Record excerpts:
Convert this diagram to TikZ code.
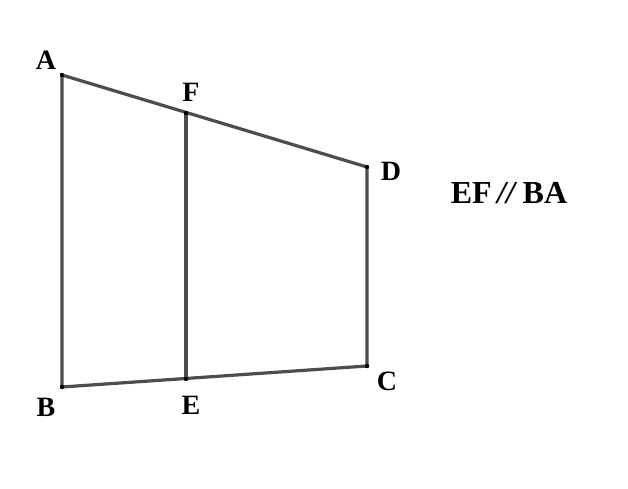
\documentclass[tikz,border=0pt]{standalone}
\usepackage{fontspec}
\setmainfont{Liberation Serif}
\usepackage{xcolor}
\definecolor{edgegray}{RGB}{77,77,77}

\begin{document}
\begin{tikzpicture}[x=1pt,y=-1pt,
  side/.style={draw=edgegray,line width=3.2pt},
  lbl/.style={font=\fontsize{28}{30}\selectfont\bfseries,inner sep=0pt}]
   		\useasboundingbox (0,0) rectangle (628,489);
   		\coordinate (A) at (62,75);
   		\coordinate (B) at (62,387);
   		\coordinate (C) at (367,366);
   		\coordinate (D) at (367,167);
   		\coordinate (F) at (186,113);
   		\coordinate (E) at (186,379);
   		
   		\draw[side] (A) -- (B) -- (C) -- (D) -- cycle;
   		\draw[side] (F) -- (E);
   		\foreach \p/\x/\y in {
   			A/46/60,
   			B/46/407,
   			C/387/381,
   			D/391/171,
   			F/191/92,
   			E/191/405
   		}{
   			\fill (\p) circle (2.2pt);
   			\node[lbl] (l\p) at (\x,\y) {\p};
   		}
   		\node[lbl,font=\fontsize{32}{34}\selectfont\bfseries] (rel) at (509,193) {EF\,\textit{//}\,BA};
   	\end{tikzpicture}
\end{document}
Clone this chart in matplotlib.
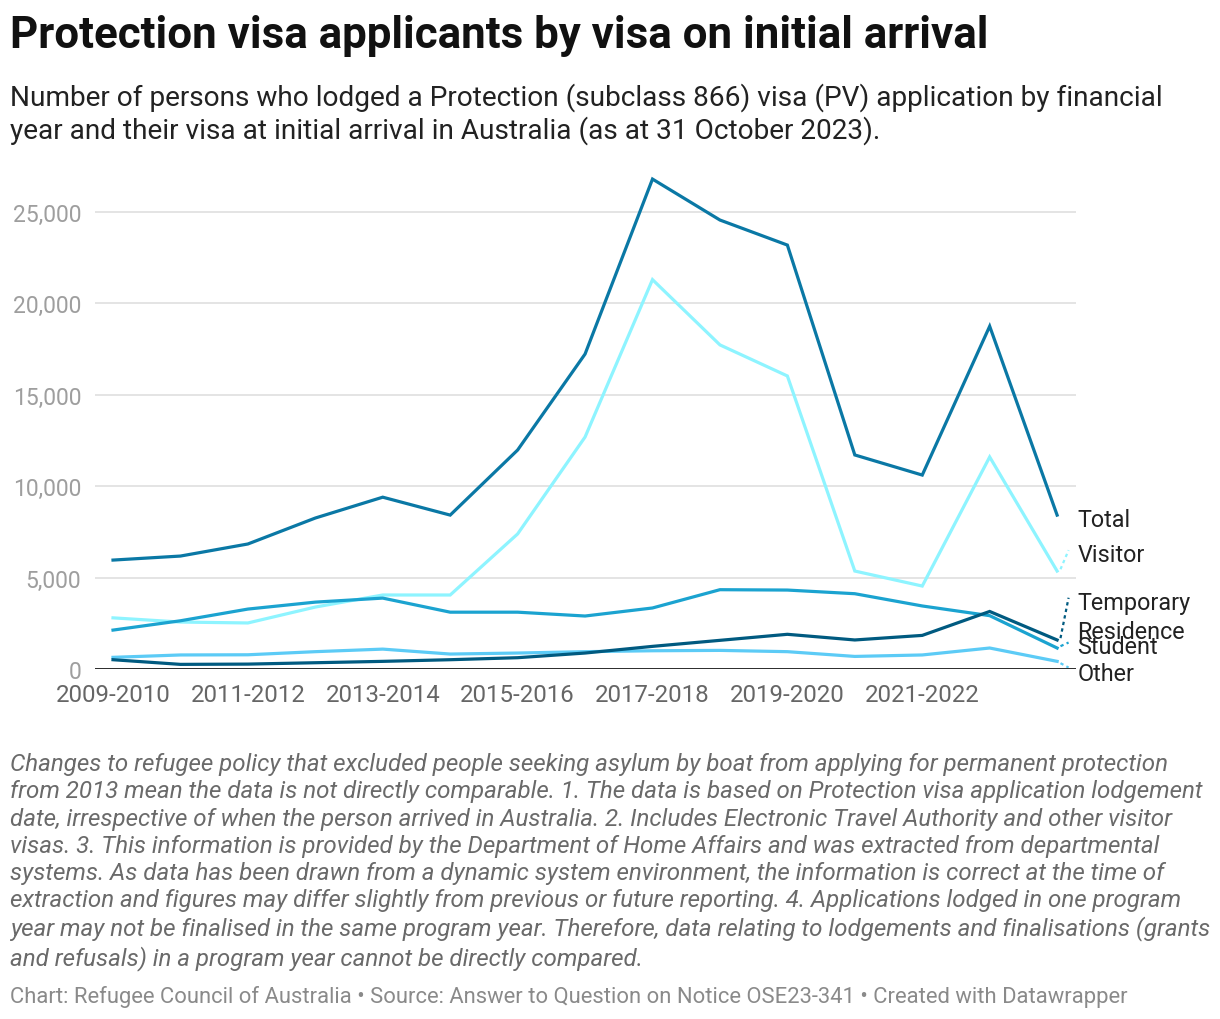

What you should do: The records above need to be restated word for word, with the pictures left out.

Task solution:
Convert this diagram to TikZ code.
\documentclass[tikz,border=0pt]{standalone}
\usepackage{fontspec}
\setmainfont{Liberation Serif}
\usepackage{xcolor}
\definecolor{edgegray}{RGB}{77,77,77}

\begin{document}
\begin{tikzpicture}[x=1pt,y=-1pt,
  side/.style={draw=edgegray,line width=3.2pt},
  lbl/.style={font=\fontsize{28}{30}\selectfont\bfseries,inner sep=0pt}]
   		\useasboundingbox (0,0) rectangle (628,489);
   		\coordinate (A) at (62,75);
   		\coordinate (B) at (62,387);
   		\coordinate (C) at (367,366);
   		\coordinate (D) at (367,167);
   		\coordinate (F) at (186,113);
   		\coordinate (E) at (186,379);
   		
   		\draw[side] (A) -- (B) -- (C) -- (D) -- cycle;
   		\draw[side] (F) -- (E);
   		\foreach \p/\x/\y in {
   			A/46/60,
   			B/46/407,
   			C/387/381,
   			D/391/171,
   			F/191/92,
   			E/191/405
   		}{
   			\fill (\p) circle (2.2pt);
   			\node[lbl] (l\p) at (\x,\y) {\p};
   		}
   		\node[lbl,font=\fontsize{32}{34}\selectfont\bfseries] (rel) at (509,193) {EF\,\textit{//}\,BA};
   	\end{tikzpicture}
\end{document}
Clone this chart in matplotlib.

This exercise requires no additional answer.